- **What is asked**:
All the data must come back unchanged, except that pictures are left out.

>>>>

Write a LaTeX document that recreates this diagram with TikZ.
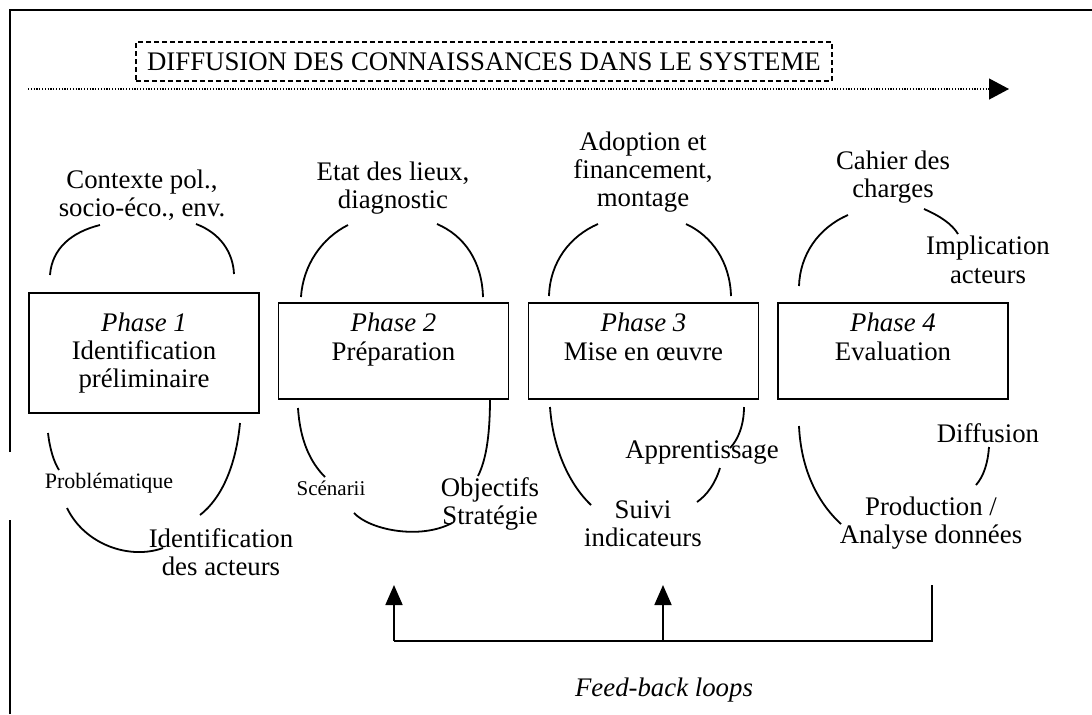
\documentclass[tikz,border=0pt]{standalone}
\usepackage{fontspec}
\setmainfont{Liberation Serif}
\usepackage{tikz}
\usetikzlibrary{arrows.meta}
\tikzset{>={Triangle[length=10pt,width=10.5pt]}}
\tikzset{
  phasebox/.style={draw, line width=0.8pt, minimum width=115pt, minimum height=48pt, align=center, font=\fontsize{13.4}{14.2}\selectfont},
  lbl/.style={align=center, inner sep=0pt, font=\fontsize{13.4}{14.2}\selectfont},
  small/.style={align=center, inner sep=0pt, font=\fontsize{11}{12}\selectfont},
  arc/.style={line width=0.9pt},
}

\begin{document}
\begin{tikzpicture}[x=0.5pt,y=-0.5pt]
  \useasboundingbox (0,0) rectangle (1092,714);
  \draw[line width=1.3pt] (10,714) -- (10,520);
  \draw[line width=1.3pt] (10,452) -- (10,10) -- (1092,10);
  \node[draw, line width=0.9pt, dash pattern=on 2.5pt off 1.5pt, minimum width=348pt, minimum height=19.5pt, font=\fontsize{13.4}{14.2}\selectfont] (titre) at (484,61.5) {DIFFUSION DES CONNAISSANCES DANS LE SYSTEME};
  \coordinate (dstart) at (28,89);
  \coordinate (dend) at (1009,89);
  \draw[->, line width=0.6pt, dash pattern=on 0.6pt off 0.8pt] (dstart) -- (dend);
  \node[phasebox, minimum height=60pt] (p1) at (144,353) {\textit{Phase 1}\\Identification\\préliminaire};
  \node[phasebox] (p2) at (393.5,351) {\textit{Phase 2}\\Préparation\\\mbox{}};
  \node[phasebox] (p3) at (643.5,351) {\textit{Phase 3}\\Mise en œuvre\\\mbox{}};
  \node[phasebox] (p4) at (893,351) {\textit{Phase 4}\\Evaluation\\\mbox{}};
  \node[lbl] (contexte) at (142,195) {Contexte pol.,\\socio-éco., env.};
  \node[lbl] (etat) at (393,188) {Etat des lieux,\\diagnostic};
  \node[lbl] (adoption) at (643,172) {Adoption et\\financement,\\montage};
  \node[lbl] (cahier) at (893,177) {Cahier des\\charges};
  \node[lbl] (implication) at (988,260) {Implication\\acteurs};
  \node[small] (problematique) at (109,483) {Problématique};
  \node[lbl] (identacteurs) at (221,552) {Identification\\des acteurs};
  \node[small, font=\fontsize{10.5}{12}\selectfont] (scenarii) at (331,488) {Scénarii};
  \node[lbl] (objectifs) at (490,504) {Objectifs\\Stratégie};
  \node[lbl] (apprentissage) at (702,453) {Apprentissage};
  \node[lbl] (suivi) at (643,524) {Suivi\\indicateurs};
  \node[lbl] (diffusion) at (988,433) {Diffusion};
  \node[lbl] (production) at (931,523) {Production /\\Analyse données};
  \draw[arc] (50,275) .. controls (52,248) and (72,232) .. (100,225);
  \draw[arc] (196,224) .. controls (220,233) and (233,252) .. (234,274);
  \draw[arc] (301,297) .. controls (303,265) and (322,238) .. (348,225);
  \draw[arc] (437,224) .. controls (465,236) and (482,262) .. (483,297);
  \draw[arc] (549,296) .. controls (550,262) and (570,236) .. (598,224);
  \draw[arc] (686,224) .. controls (712,236) and (730,262) .. (731,296);
  \draw[arc] (799,286) .. controls (800,255) and (818,228) .. (848,215);
  \draw[arc] (924,209) .. controls (940,216) and (952,224) .. (958,234);
  \draw[arc] (48,433) .. controls (50,450) and (54,462) .. (59,470);
  \draw[arc] (67,508) .. controls (85,545) and (130,560) .. (163,548);
  \draw[arc] (240,423) .. controls (236,465) and (222,498) .. (200,515);
  \draw[arc] (298,408) .. controls (300,440) and (310,462) .. (325,477);
  \draw[arc] (354,513) .. controls (370,530) and (420,540) .. (452,523);
  \draw[arc] (490,398) .. controls (490,440) and (485,462) .. (478,476);
  \draw[arc] (550,407) .. controls (553,450) and (570,485) .. (591,505);
  \draw[arc] (744,407) .. controls (744,425) and (738,440) .. (730,448);
  \draw[arc] (720,468) .. controls (715,484) and (707,495) .. (697,502);
  \draw[arc] (799,426) .. controls (801,470) and (818,503) .. (841,524);
  \draw[arc] (989,447) .. controls (988,462) and (984,476) .. (976,485);
  \coordinate (fbR) at (932,585);
  \coordinate (fbB) at (932,641);
  \coordinate (fbL) at (394,641);
  \coordinate (fbM) at (663,641);
  \coordinate (tipL) at (394,585);
  \coordinate (tipM) at (663,585);
  \draw[line width=0.9pt] (fbR) -- (fbB) -- (fbL);
  \draw[->, >={Triangle[length=10pt,width=8.5pt]}, line width=0.9pt] (fbL) -- (tipL);
  \draw[->, >={Triangle[length=10pt,width=8.5pt]}, line width=0.9pt] (fbM) -- (tipM);
  \node[lbl, font=\fontsize{13.4}{14.2}\selectfont\itshape] (feedback) at (664,690) {Feed-back loops};
\end{tikzpicture}
\end{document}
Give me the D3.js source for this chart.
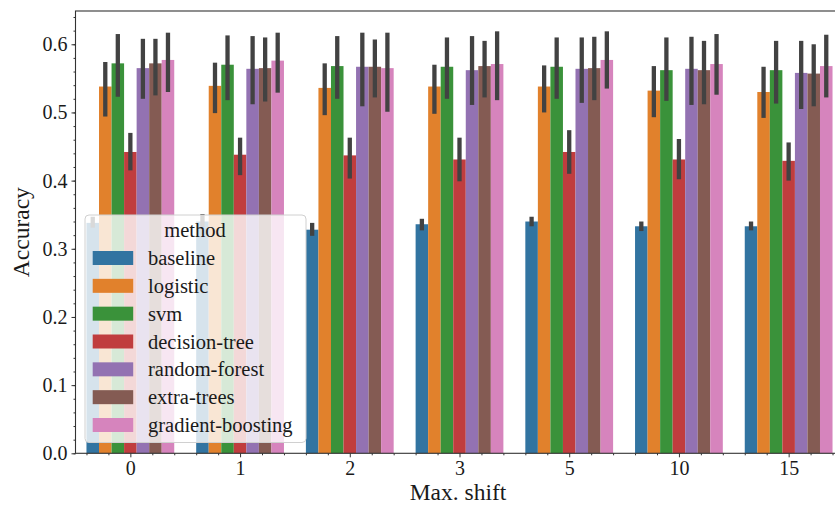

<<<<

- **Completed exercise**:
Write a LaTeX document that recreates this diagram with TikZ.
\documentclass[tikz,border=0pt]{standalone}
\usepackage{fontspec}
\setmainfont{Liberation Serif}
\usepackage{tikz}
\usetikzlibrary{arrows.meta}
\tikzset{>={Triangle[length=10pt,width=10.5pt]}}
\tikzset{
  phasebox/.style={draw, line width=0.8pt, minimum width=115pt, minimum height=48pt, align=center, font=\fontsize{13.4}{14.2}\selectfont},
  lbl/.style={align=center, inner sep=0pt, font=\fontsize{13.4}{14.2}\selectfont},
  small/.style={align=center, inner sep=0pt, font=\fontsize{11}{12}\selectfont},
  arc/.style={line width=0.9pt},
}

\begin{document}
\begin{tikzpicture}[x=0.5pt,y=-0.5pt]
  \useasboundingbox (0,0) rectangle (1092,714);
  \draw[line width=1.3pt] (10,714) -- (10,520);
  \draw[line width=1.3pt] (10,452) -- (10,10) -- (1092,10);
  \node[draw, line width=0.9pt, dash pattern=on 2.5pt off 1.5pt, minimum width=348pt, minimum height=19.5pt, font=\fontsize{13.4}{14.2}\selectfont] (titre) at (484,61.5) {DIFFUSION DES CONNAISSANCES DANS LE SYSTEME};
  \coordinate (dstart) at (28,89);
  \coordinate (dend) at (1009,89);
  \draw[->, line width=0.6pt, dash pattern=on 0.6pt off 0.8pt] (dstart) -- (dend);
  \node[phasebox, minimum height=60pt] (p1) at (144,353) {\textit{Phase 1}\\Identification\\préliminaire};
  \node[phasebox] (p2) at (393.5,351) {\textit{Phase 2}\\Préparation\\\mbox{}};
  \node[phasebox] (p3) at (643.5,351) {\textit{Phase 3}\\Mise en œuvre\\\mbox{}};
  \node[phasebox] (p4) at (893,351) {\textit{Phase 4}\\Evaluation\\\mbox{}};
  \node[lbl] (contexte) at (142,195) {Contexte pol.,\\socio-éco., env.};
  \node[lbl] (etat) at (393,188) {Etat des lieux,\\diagnostic};
  \node[lbl] (adoption) at (643,172) {Adoption et\\financement,\\montage};
  \node[lbl] (cahier) at (893,177) {Cahier des\\charges};
  \node[lbl] (implication) at (988,260) {Implication\\acteurs};
  \node[small] (problematique) at (109,483) {Problématique};
  \node[lbl] (identacteurs) at (221,552) {Identification\\des acteurs};
  \node[small, font=\fontsize{10.5}{12}\selectfont] (scenarii) at (331,488) {Scénarii};
  \node[lbl] (objectifs) at (490,504) {Objectifs\\Stratégie};
  \node[lbl] (apprentissage) at (702,453) {Apprentissage};
  \node[lbl] (suivi) at (643,524) {Suivi\\indicateurs};
  \node[lbl] (diffusion) at (988,433) {Diffusion};
  \node[lbl] (production) at (931,523) {Production /\\Analyse données};
  \draw[arc] (50,275) .. controls (52,248) and (72,232) .. (100,225);
  \draw[arc] (196,224) .. controls (220,233) and (233,252) .. (234,274);
  \draw[arc] (301,297) .. controls (303,265) and (322,238) .. (348,225);
  \draw[arc] (437,224) .. controls (465,236) and (482,262) .. (483,297);
  \draw[arc] (549,296) .. controls (550,262) and (570,236) .. (598,224);
  \draw[arc] (686,224) .. controls (712,236) and (730,262) .. (731,296);
  \draw[arc] (799,286) .. controls (800,255) and (818,228) .. (848,215);
  \draw[arc] (924,209) .. controls (940,216) and (952,224) .. (958,234);
  \draw[arc] (48,433) .. controls (50,450) and (54,462) .. (59,470);
  \draw[arc] (67,508) .. controls (85,545) and (130,560) .. (163,548);
  \draw[arc] (240,423) .. controls (236,465) and (222,498) .. (200,515);
  \draw[arc] (298,408) .. controls (300,440) and (310,462) .. (325,477);
  \draw[arc] (354,513) .. controls (370,530) and (420,540) .. (452,523);
  \draw[arc] (490,398) .. controls (490,440) and (485,462) .. (478,476);
  \draw[arc] (550,407) .. controls (553,450) and (570,485) .. (591,505);
  \draw[arc] (744,407) .. controls (744,425) and (738,440) .. (730,448);
  \draw[arc] (720,468) .. controls (715,484) and (707,495) .. (697,502);
  \draw[arc] (799,426) .. controls (801,470) and (818,503) .. (841,524);
  \draw[arc] (989,447) .. controls (988,462) and (984,476) .. (976,485);
  \coordinate (fbR) at (932,585);
  \coordinate (fbB) at (932,641);
  \coordinate (fbL) at (394,641);
  \coordinate (fbM) at (663,641);
  \coordinate (tipL) at (394,585);
  \coordinate (tipM) at (663,585);
  \draw[line width=0.9pt] (fbR) -- (fbB) -- (fbL);
  \draw[->, >={Triangle[length=10pt,width=8.5pt]}, line width=0.9pt] (fbL) -- (tipL);
  \draw[->, >={Triangle[length=10pt,width=8.5pt]}, line width=0.9pt] (fbM) -- (tipM);
  \node[lbl, font=\fontsize{13.4}{14.2}\selectfont\itshape] (feedback) at (664,690) {Feed-back loops};
\end{tikzpicture}
\end{document}
Give me the D3.js source for this chart.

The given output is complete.